L’Enfance majeure est précédé d’une « Plaine de jour », un centre aéré de deux ou trois journées réservé à une vingtaine d’enfants qui participeront à cette double expérience pédagogique et micro-utopique. Les propos qui suivent sont extraits d’une conférence-échange entre Julien Fournet et sa collaboratrice, Emmanuelle Nizou, qui s’est tenue à la maison de la culture de Tournai au printemps 2025, lors d’un cycle sur les utopies de l’enfance.

L’Enfance majeure – Mars 2025, Mars Mons Ars de la Scène © David Bormans
Emmanuelle Nizou. L’Enfance majeure est un spectacle qui pose la question de l’autonomie d’un groupe d’enfants et leur capacité à décider pour elleux-mêmes. Comment l’as-tu mise au travail ?

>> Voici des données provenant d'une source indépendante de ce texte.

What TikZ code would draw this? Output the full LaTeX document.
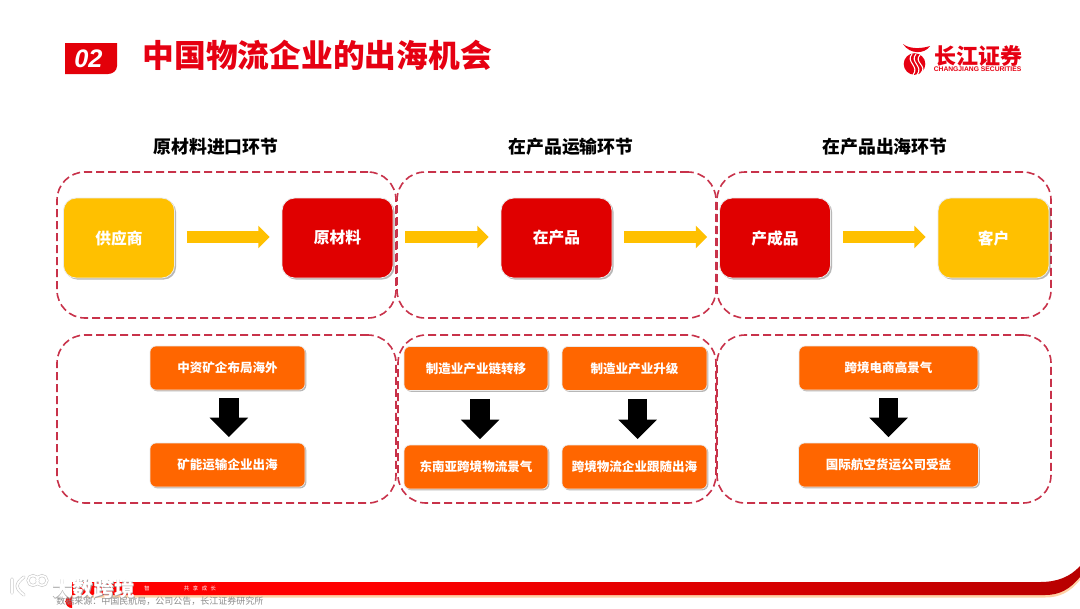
\documentclass[tikz,border=0pt]{standalone}
\usepackage{fontspec}
\setmainfont{Noto Sans CJK SC}
\newfontfamily\latinbi{Liberation Sans}
\usetikzlibrary{shadows,arrows.meta,positioning}
\definecolor{cyel}{HTML}{FFC000}
\definecolor{cred}{HTML}{E00000}
\definecolor{cora}{HTML}{FF6600}
\definecolor{cdash}{HTML}{C8324A}
\definecolor{ctitle}{HTML}{E60012}
\pgfdeclarehorizontalshading{barshade}{100bp}{
  color(0bp)=(red!100!black);
  color(40bp)=(red!100!black);
  color(80bp)=(red!68!black);
  color(94bp)=(red!88!black);
  color(100bp)=(red!100!black)}
\tikzset{
  x=0.75pt,y=-0.75pt,
  bigbox/.style={rounded corners=9.5pt,draw=white!92!black,line width=0.6pt,text=white,font=\bfseries\fontsize{11.8pt}{14pt}\selectfont,
    minimum width=83.25pt,minimum height=60pt,inner sep=0pt,
    drop shadow={shadow xshift=1.2pt,shadow yshift=-1.2pt,opacity=0.4,fill=black!70}},
  smallbox/.style={rounded corners=4.5pt,draw=white!92!black,line width=0.5pt,fill=cora,text=white,font=\bfseries\fontsize{9.4pt}{11pt}\selectfont,
    minimum height=33pt,inner sep=0pt,
    drop shadow={shadow xshift=1pt,shadow yshift=-1pt,opacity=0.4,fill=black!70}},
  groupbox/.style={draw=cdash,line width=1.2pt,rounded corners=21pt,dash pattern=on 6pt off 3pt,minimum height=109.5pt,inner sep=0pt},
  groupboxlow/.style={draw=cdash,line width=1.2pt,rounded corners=21pt,dash pattern=on 6pt off 3pt,minimum height=126pt,inner sep=0pt},
  heading/.style={font=\bfseries\fontsize{13.4pt}{16pt}\selectfont,text=black,inner sep=0pt},
  flowarrow/.style={draw=cyel,line width=9.5pt,-{Triangle[length=8.5pt,width=16.5pt]},shorten <=9pt,shorten >=9pt},
  downarrow/.style={draw=black,line width=14.5pt,-{Triangle[length=14.5pt,width=28pt]},shorten <=6pt,shorten >=4.2pt}
}
\begin{document}
\begin{tikzpicture}
\useasboundingbox[fill=white] (0,0) rectangle (1080,608);
% header
\fill[cred!50!ctitle] (65,43) -- (117,43) -- (117,66) to[out=270,in=0] (108,74) -- (65,74) -- cycle;
\node[text=white,font=\latinbi\bfseries\itshape\fontsize{19pt}{20pt}\selectfont,inner sep=0pt] (badge) at (88.5,58.5) {02};
\node[anchor=west,text=ctitle,font=\bfseries\fontsize{23.8pt}{28pt}\selectfont,inner sep=0pt] (title) at (142.5,55) {中国物流企业的出海机会};
% logo
\fill[ctitle] (914.5,64) circle[radius=10.8];
\draw[white,line width=0.8pt] (912,54) .. controls (905,62) and (920,66) .. (913,75);
\draw[white,line width=0.8pt] (916,54) .. controls (909,62) and (924,66) .. (917,75);
\draw[white,line width=0.8pt] (920,55) .. controls (913,62) and (928,66) .. (921,73);
\fill[ctitle] (903,44) .. controls (909,49) and (921,49) .. (930,46) .. controls (925,54) and (910,55) .. (903,44) -- cycle;
\node[anchor=west,text=ctitle,font=\bfseries\fontsize{16.5pt}{18pt}\selectfont,inner sep=0pt] (logocn) at (934.5,56) {长江证券};
\node[anchor=west,text=ctitle,font=\latinbi\bfseries\fontsize{5.05pt}{6pt}\selectfont,inner sep=0pt] (logoen) at (933.5,69.5) {CHANGJIANG SECURITIES};
% headings
\node[heading] (h1) at (216,146.5) {原材料进口环节};
\node[heading] (h2) at (571,146.5) {在产品运输环节};
\node[heading] (h3) at (885,146.5) {在产品出海环节};
% group frames
\node[groupbox,minimum width=254.25pt] (g1) at (226.5,245) {};
\node[groupbox,minimum width=239.25pt] (g2) at (556.5,245) {};
\node[groupbox,minimum width=250.5pt] (g3) at (884,245) {};
\node[groupboxlow,minimum width=254.25pt] (g4) at (226.5,419) {};
\node[groupboxlow,minimum width=238.5pt] (g5) at (557,419) {};
\node[groupboxlow,minimum width=250.5pt] (g6) at (884,419) {};
% top row
\node[bigbox,fill=cyel] (supplier) at (119,238) {供应商};
\node[bigbox,fill=cred] (raw) at (337.5,238) {原材料};
\node[bigbox,fill=cred] (wip) at (556.5,238) {在产品};
\node[bigbox,fill=cred] (finished) at (775,238) {产成品};
\node[bigbox,fill=cyel] (client) at (993.5,238) {客户};
\draw[flowarrow] (supplier.east |- 0,237) -- (raw.west |- 0,237);
\draw[flowarrow] (raw.east |- 0,237) -- (wip.west |- 0,237);
\draw[flowarrow] (wip.east |- 0,237) -- (finished.west |- 0,237);
\draw[flowarrow] (finished.east |- 0,237) -- (client.west |- 0,237);
% bottom row
\node[smallbox,minimum width=116.25pt] (a1) at (227.5,368) {中资矿企布局海外};
\node[smallbox,minimum width=116.25pt] (a2) at (227.5,465) {矿能运输企业出海};
\node[smallbox,minimum width=108pt] (b1) at (476,368.5) {制造业产业链转移};
\node[smallbox,minimum width=108pt] (b2) at (476,467) {东南亚跨境物流景气};
\node[smallbox,minimum width=108.75pt] (c1) at (634.5,368.5) {制造业产业升级};
\node[smallbox,minimum width=108.75pt] (c2) at (634.5,467) {跨境物流企业跟随出海};
\node[smallbox,minimum width=134.25pt] (d1) at (888.5,368) {跨境电商高景气};
\node[smallbox,minimum width=135pt] (d2) at (888.5,465) {国际航空货运公司受益};
\draw[downarrow] ([xshift=1.1pt]a1.south) -- ([xshift=1.1pt]a2.north);
\draw[downarrow] ([xshift=3pt]b1.south) -- ([xshift=3pt]b2.north);
\draw[downarrow] ([xshift=2.4pt]c1.south) -- ([xshift=2.4pt]c2.north);
\draw[downarrow] (d1.south) -- (d2.north);
% footer bar
\fill[orange!35] (72,584) -- (1045,584) .. controls (1060,584) and (1070,578) .. (1080,570) -- (1080,580) .. controls (1070,592) and (1060,597.5) .. (1045,597.5) -- (72,597.5) -- cycle;
\shade[shading=barshade] (72,582) -- (1040,582) .. controls (1057,582) and (1070,577) .. (1080,566) -- (1080,577) .. controls (1070,589) and (1060,595) .. (1045,595) -- (72,595) arc[start angle=270,end angle=90,radius=6.5] -- cycle;
\node[text=white,font=\fontsize{4pt}{5pt}\selectfont,inner sep=0pt] (slogan1) at (147,588.5) {智};
\node[text=white,font=\fontsize{4pt}{5pt}\selectfont,inner sep=0pt] (slogan2) at (200,588.5) {共\ \ \ 享\ \ \ 成\ \ \ 长};
\node[anchor=west,text=black!45,font=\fontsize{6.75pt}{8pt}\selectfont,inner sep=0pt] (src) at (56,601) {数据来源：中国民航局，公司公告，长江证券研究所};
% watermark
\node[anchor=west,text=black!35,font=\bfseries\fontsize{15.5pt}{18pt}\selectfont,inner sep=0pt] (wms) at (52.7,589.7) {大数跨境};
\node[anchor=west,text=white,font=\bfseries\fontsize{15.5pt}{18pt}\selectfont,inner sep=0pt] (wm) at (52,589) {大数跨境};
\draw[black!22,line width=2.4pt,line cap=round] (12,579) -- (12,593) (24,577) .. controls (15,584) and (15,588) .. (24,595);
\draw[white,line width=1.5pt,line cap=round] (12,579) -- (12,593) (24,577) .. controls (15,584) and (15,588) .. (24,595);
\draw[black!22,line width=2.2pt] (33,580.5) circle[radius=5] (42,580.5) circle[radius=5];
\draw[white,line width=1.3pt] (33,580.5) circle[radius=5] (42,580.5) circle[radius=5];
\end{tikzpicture}
\end{document}
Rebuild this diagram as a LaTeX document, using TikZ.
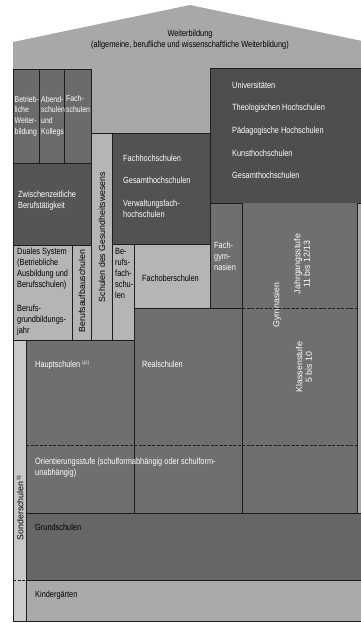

Julien Fournet. J’ai commencé à m’intéresser à la question de l’autodétermination chez les enfants il y a cinq ans, ce qui a donné lieu à un travail de recherche, à la création d’une sorte de centre aéré, puis d’un spectacle dans l’espace public. La recherche s’est faite en deux lignes parallèles, une ligne théorique, faite de séminaires, de discours et d’expériences de pensée, plutôt entre adultes, et une autre, tournée vers de la recherche appliquée, avec des enfants de huit à douze ans. En deux ans, nous avons rencontré près de deux cents enfants : on a travaillé avec cinq classes, trois écoles, trois centres aérés, des associations à Mons, à Falaise, à Aurillac et à Bruxelles. Nous leur avons principalement proposé des ateliers de gestes et de pratiques.
EN. Aujourd’hui, c’est effectivement de cette dernière ligne dont nous allons nous entretenir. L’Enfance majeure est-elle un passage à l’acte, une utopie réalisée ? Y a‑t-il une tentative de faire alternative ?

Phalanges d’harmonie — Mini-parade en micro-utopie — Chorège CDCN Falaise Normandie © ClaraRambaud
On parle ici d’utopies concrètes, qui sont une branche bien particulière du corpus utopique. Ce sont des modes d’action en prise avec le monde, intégrés dans la vie sociale. On essaie d’y expérimenter d’autres valeurs et modes de vie. À travers notre recherche sur L’Enfance majeure, j’ai réuni une équipe de plusieurs personnes, notamment la danseuse Emma Harder et la circassienne Lucie Yerlès. Nous avons traversé des états de vie avec les enfants : ensemble, nous avons travaillé à la fabrication d’un vocabulaire et à la mise en place d’un petit territoire mouvant, provisoire. Avec des communautés d’enfants, nous avons fait des expériences sensorielles, imaginaires, et nous nous sommes exposé·es à des questions liées au fonctionnement du groupe, au risque, mais aussi au don et au partage.
EN. Peux-tu développer en quoi ont consisté ces expériences sensorielles et imaginaires avec les enfants ?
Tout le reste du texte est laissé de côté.